Dünya Sanatında Kalıcı Bir İz
İki Frida tablosu, sadece Meksika sanatının değil, dünya sanat tarihinin de en güçlü simgelerinden biridir. Bu eser, sanatın yalnızca estetik değil, aynı zamanda bir anlatım ve direniş biçimi olduğunu kanıtlar niteliktedir. Günümüzde hâlâ milyonlarca insan, Frida Kahlo’nun bu tablosunu görmek için Meksika’daki müzeyi ziyaret etmekte ve sanatçının iç dünyasıyla bağ kurmaktadır.
Frida Kahlo’nun İki Frida tablosu, yalnızca bir boşanma sonrası melankolinin değil, aynı zamanda kendiyle barışmaya çalışan bir kadının cesur ifadesidir.

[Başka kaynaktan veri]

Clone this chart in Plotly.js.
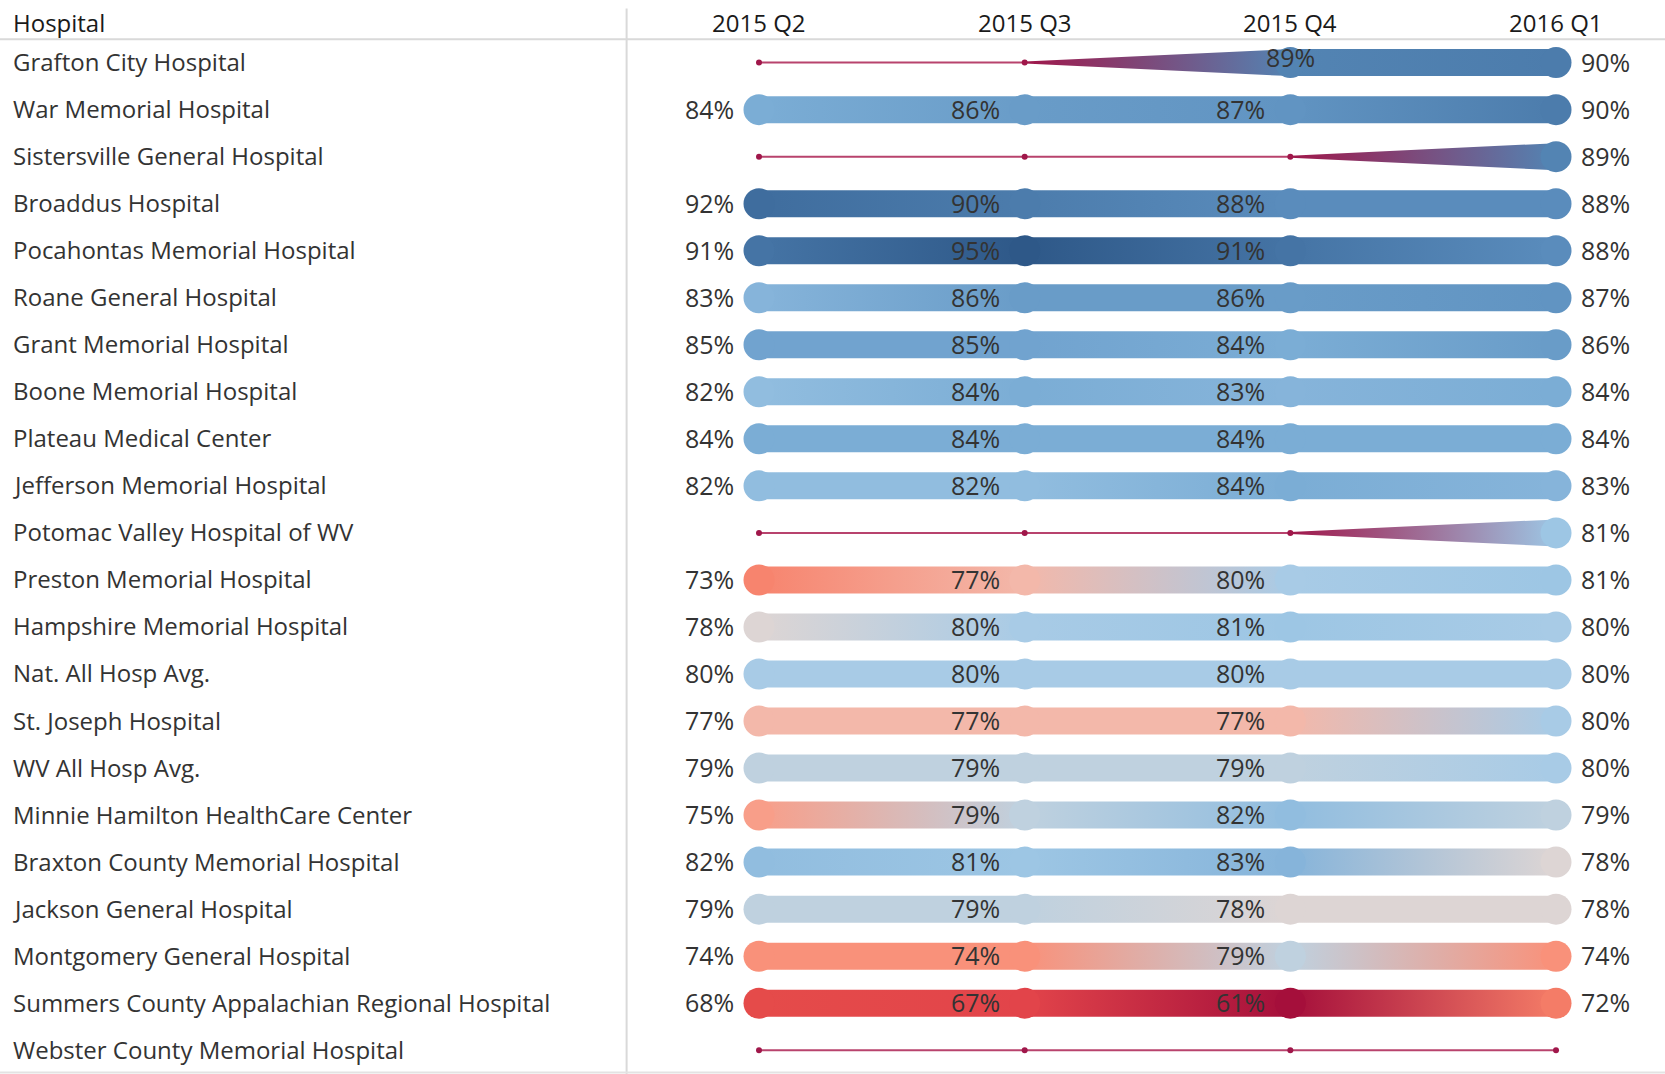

Her biri ayrı bir kimliği temsil eden Frida’lar, aslında tek bir insanın iç dünyasındaki karmaşayı, yaraları ve iyileşme çabasını yansıtır. Bu anlamda eser, evrensel bir mesaj taşır: Acılarımızla barışmadıkça tam olamayız. Frida, bu eserle yalnızca Diego’ya değil, tüm dünyaya “Ben buradayım, ben kadınım ve güçlüyüm” demiştir.